Nowadays, "expats" force themselves on the governor, by dressing up in silly flag costumes demeaning to their own countries and force themselves on the governor as his advisees. They want clarifications about the legal status of their illegal marriages when they could get legal marriages. They want id cards identifying them as residents when they are tourists and don't bother to try to get legitimate residence visas even when they are entitled to them. And they ask the governor to turn the children of the governorate into garbage toting donkey carts so they can see clean streets. They set up a committee of themselves and arrogantly call it the "Luxor Committee" as if they represent everything and everyone related to Luxor.
Now don't get me wrong, I'm not against tourism or even foreign residents, but it's not that the governor is spending too much time on the foreigners, but that they are too demanding and expect too much from him and the country's resources. The more they try to set themselves apart as deserving of special treatment the more they stick out as people who don't belong. You want to be treated in an integrated manner, then stop expecting more than anyone else.

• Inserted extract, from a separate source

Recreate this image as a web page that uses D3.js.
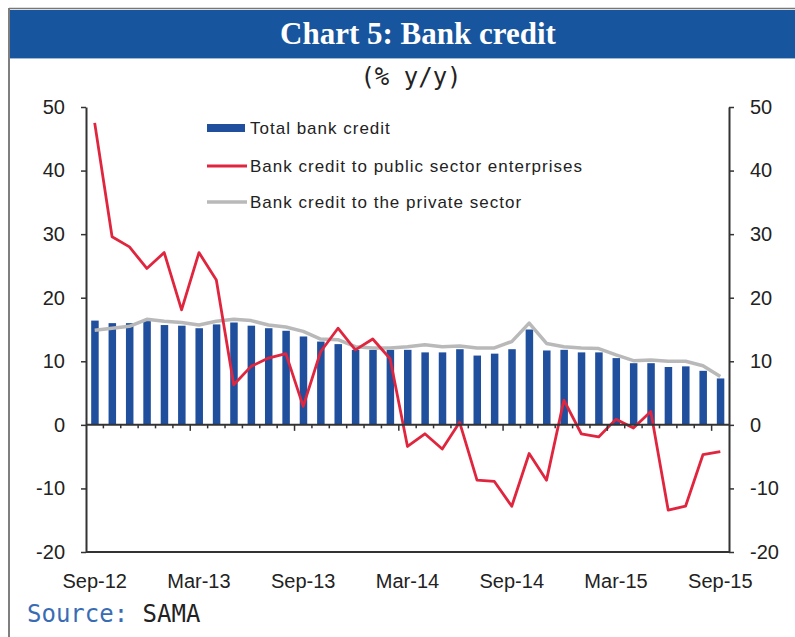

Although your points exist and up to a certain point are valid, you and others need to remember that it was the Governor and or his associates that asked for the setting up of this comity with expats. We were asked to offer suggestions and ways of improvements. Not only for the expats, but everybody concerned. To voice our opinions via this comity. Now you complain that the wrong questions are being asked, that it is all a collective of me,me, me or us, us, us. What is happening is what has been asked for. Continually bleating on about and bringing the sob story that the expats are dominating these meetings are a falsehood as those that attend these meetings are the people that are expected to attend. If Egyptians feel the need to join in, all well and good. But if the agenda or questions and answers do not involve Mohamed's problems with no parking area outside his shop, then as has always been the case in the past, he will know how to go about it.
If someone comes to my door, I'm first of all not obliged to answer it, or secondly, if I do, I am again not obliged to speak to them. No one, no matter who, can force themselves onto another person, especially one in a position of authority and power. You are an American, and will never be an Egyptian whether you like that fact or not. So therefore you are one of us, an expat by the very definition of your existence here considering your origins.
The spirit of adventure is older than the hills themselves. Sometimes it works out good, sometimes bad for the country concerned, but which ever way you look at it, in the long run, [the bigger picture], all countries have/are benefiting from the wanderer with a curious mind. $Billions circulating in and around rich and impoverished countries alike.
Let us leave it to those that are genuinely interested in improving the life of all concerned instead of the constant bickering and innuendos that are being continually slung about.
Life is your's to do with as you wish- do not let other's try to control it for you. Count Dusak- 1345.